Но даже если никто из них по ней не скучал, у нее не было иного выбора. И потом, не такая уж она любительница ходить по магазинам и каткам. Да и к путешествиям особой тяги нет. Ланчи – другое дело. Это часть ее работы. И никакие развлечения не дадут ей удивительного ощущения, когда находишь книгу – возможный бестселлер – и у тебя от волнения начинает колотиться сердце. Волнения не прекращаются, пока книга проходит стадию редактирования, пока создается обложка. А потом книга выходит в мир, поступает в продажу, появляются первые рецензии…
Барти повернулась к Пятой авеню, купавшейся в огнях.
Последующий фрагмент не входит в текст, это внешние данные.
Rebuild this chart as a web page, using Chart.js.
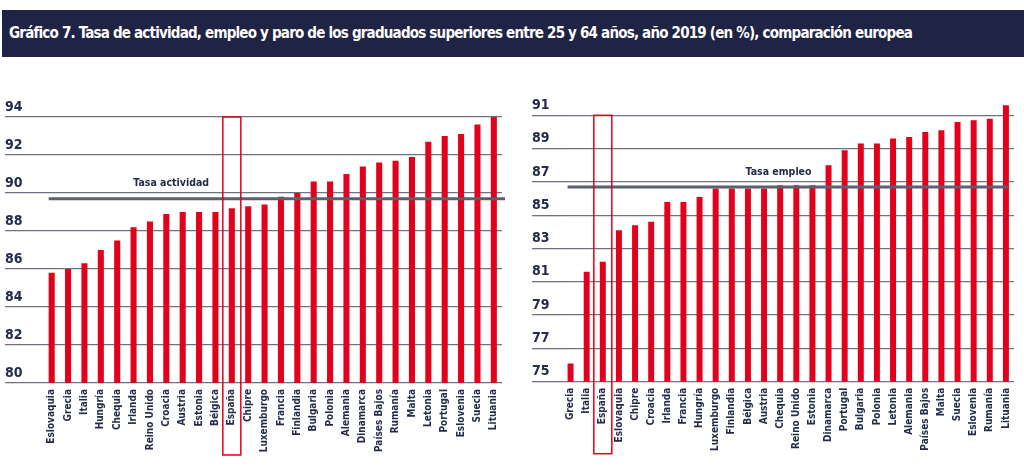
<!DOCTYPE html>
<html>
<head>
<meta charset="utf-8">
<script src="https://cdn.jsdelivr.net/npm/chart.js@4/dist/chart.umd.min.js"></script>
<style>
  body { margin: 0; width: 1024px; height: 468px; background: #fff; overflow: hidden; position: relative;
         font-family: "Liberation Sans Narrow", "DejaVu Sans Condensed", sans-serif; }
  #titulo { position: absolute; left: 2px; top: 10px; width: 1022px; height: 47px; background: #1f2444;
            color: #fff; font-weight: bold; font-size: 15px; letter-spacing: -0.8px; line-height: 47px;
            padding-left: 7px; box-sizing: border-box; white-space: nowrap; }
  canvas { position: absolute; top: 60px; }
</style>
</head>
<body>
<div id="titulo">Gráfico 7. Tasa de actividad, empleo y paro de los graduados superiores entre 25 y 64 años, año 2019 (en %), comparación europea</div>
<canvas id="actividad" width="512" height="408" style="left:0px"></canvas>
<canvas id="empleo" width="512" height="408" style="left:512px"></canvas>
<script>
// Datos ------------------------------------------------------------

const paisesActividad = ['Eslovaquia', 'Grecia', 'Italia', 'Hungría', 'Chequia', 'Irlanda', 'Reino Unido',
  'Croacia', 'Austria', 'Estonia', 'Bélgica', 'España', 'Chipre', 'Luxemburgo', 'Francia', 'Finlandia',
  'Bulgaria', 'Polonia', 'Alemania', 'Dinamarca', 'Países Bajos', 'Rumanía', 'Malta', 'Letonia',
  'Portugal', 'Eslovenia', 'Suecia', 'Lituania'];
const tasaActividad = [85.8, 86.0, 86.3, 87.0, 87.5, 88.2, 88.5, 88.9, 89.0, 89.0, 89.0, 89.2, 89.3, 89.4,
  89.8, 90.0, 90.6, 90.6, 91.0, 91.4, 91.6, 91.7, 91.9, 92.7, 93.0, 93.1, 93.6, 94.0];
const mediaActividad = 89.7;
const ticksActividad = [80, 82, 84, 86, 88, 90, 92, 94];

const paisesEmpleo = ['Grecia', 'Italia', 'España', 'Eslovaquia', 'Chipre', 'Croacia', 'Irlanda', 'Francia',
  'Hungría', 'Luxemburgo', 'Finlandia', 'Bélgica', 'Austria', 'Chequia', 'Reino Unido', 'Estonia',
  'Dinamarca', 'Portugal', 'Bulgaria', 'Polonia', 'Letonia', 'Alemania', 'Países Bajos', 'Malta',
  'Suecia', 'Eslovenia', 'Rumanía', 'Lituania'];
const tasaEmpleo = [76.1, 81.6, 82.2, 84.1, 84.4, 84.6, 85.8, 85.8, 86.1, 86.6, 86.6, 86.6, 86.6, 86.8, 86.8,
  86.8, 88.0, 88.9, 89.3, 89.3, 89.6, 89.7, 90.0, 90.1, 90.6, 90.7, 90.8, 91.6];
const mediaEmpleo = 86.7;
const ticksEmpleo = [75, 77, 79, 81, 83, 85, 87, 89, 91];

// Estilo -----------------------------------------------------------

const ROJO = '#e2001a';
const AZUL = '#252b4b';
const GRIS = '#6e7283';
Chart.defaults.font.family = '"Liberation Sans Narrow", "DejaVu Sans Condensed", sans-serif';

// linea de media, su texto y el recuadro de España
const marcas = {
  id: 'marcas',
  afterDraw(chart, args, opts) {
    const {ctx, chartArea, scales: {x, y}} = chart;
    const yl = y.getPixelForValue(opts.media);
    const n = chart.data.labels.length;
    const fin = opts.finEnArea ? chartArea.right + 3 : x.getPixelForValue(n - 1) + 2;
    ctx.save();
    ctx.strokeStyle = '#5b5f70';
    ctx.lineWidth = 3;
    ctx.beginPath();
    ctx.moveTo(x.getPixelForValue(0) - 3, yl);
    ctx.lineTo(fin, yl);
    ctx.stroke();

    ctx.fillStyle = AZUL;
    ctx.font = 'bold 10.5px ' + Chart.defaults.font.family;
    ctx.textAlign = 'center';
    ctx.textBaseline = 'middle';
    ctx.fillText(opts.texto, x.getPixelForValue(opts.posTexto), yl - 15);

    // recuadro España
    const xe = x.getPixelForValue(chart.data.labels.indexOf('España'));
    const top = y.getPixelForValue(opts.tope);
    ctx.strokeStyle = ROJO;
    ctx.lineWidth = 1.5;
    ctx.strokeRect(xe - 9, top, 18, chartArea.bottom + 72 - top);
    ctx.restore();
  }
};

function grafico(id, paises, valores, ticks, min, max, media, texto, posTexto, anchoEje, padding, finEnArea) {
  return new Chart(document.getElementById(id), {
    type: 'bar',
    data: {
      labels: paises,
      datasets: [{
        data: valores,
        backgroundColor: ROJO,
        barPercentage: 0.37,
        categoryPercentage: 1
      }]
    },
    options: {
      responsive: false,
      animation: false,
      layout: { padding: padding },
      plugins: {
        legend: { display: false },
        tooltip: { enabled: false },
        marcas: { media: media, texto: texto, posTexto: posTexto, tope: ticks[ticks.length - 1], finEnArea: finEnArea }
      },
      scales: {
        x: {
          afterFit: (s) => { s.height = 80; },
          grid: { display: false, drawTicks: false },
          border: { display: false },
          ticks: { autoSkip: false, minRotation: 90, maxRotation: 90, padding: 6, color: AZUL,
                   font: { size: 10, weight: 'bold' } }
        },
        y: {
          min: min,
          max: max,
          afterBuildTicks: (s) => { s.ticks = ticks.map(v => ({ value: v })); },
          afterFit: (s) => { s.width = anchoEje; },
          border: { display: false },
          grid: { color: GRIS, lineWidth: 1.3, tickLength: anchoEje },
          ticks: { crossAlign: 'far', labelOffset: -10, padding: 0, color: AZUL,
                   font: { size: 14, weight: 'bold' } }
        }
      }
    },
    plugins: [marcas]
  });
}

grafico('actividad', paisesActividad, tasaActividad, ticksActividad, 80, 94, mediaActividad,
  'Tasa actividad', 7.3, 38.5, { left: 5, right: 9.5, top: 57, bottom: 5 }, true);
grafico('empleo', paisesEmpleo, tasaEmpleo, ticksEmpleo, 75, 92, mediaEmpleo,
  'Tasa empleo', 12.9, 30.5, { left: 20, right: 4.5, top: 38.65, bottom: 6.3 }, false);
</script>
</body>
</html>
Изысканно украшенные витрины, обвитые разноцветными гирляндами здания. Рождество на Манхэттене.
– Барти, – произнесла она вслух, – ты все больше становишься похожей на Селию.
Она с удивлением обнаружила, что ждет не дождется встречи с Селией. Уму непостижимо! Барти сейчас очень не хватало Селии, с ее ясным видением, четкими суждениями и абсолютной, пугающей честностью.
Вот только когда Селия приедет, будет уже слишком поздно.
Предложение исходило от Кейра и сделано было им Селии, когда та приехала из Лондона проведать Элспет.
Селия посетовала, что «Литтонс» не поспевает за современными тенденциями в литературе и театре. Читатели и зрители требовали более реалистичных книг и пьес.
– Вы посмотрите, каким успехом пользуется пьеса «Оглянись во гневе» [12]. Это настоящая революция. Молодежь восстает против старых порядков. А в «Литтонс», похоже, никто, кроме меня, не ощущает необходимости перемен.
– Под словом «никто» вы подразумеваете рабочий класс? – спросил Кейр.
Элспет настороженно посмотрела на мужа, но он улыбался Селии.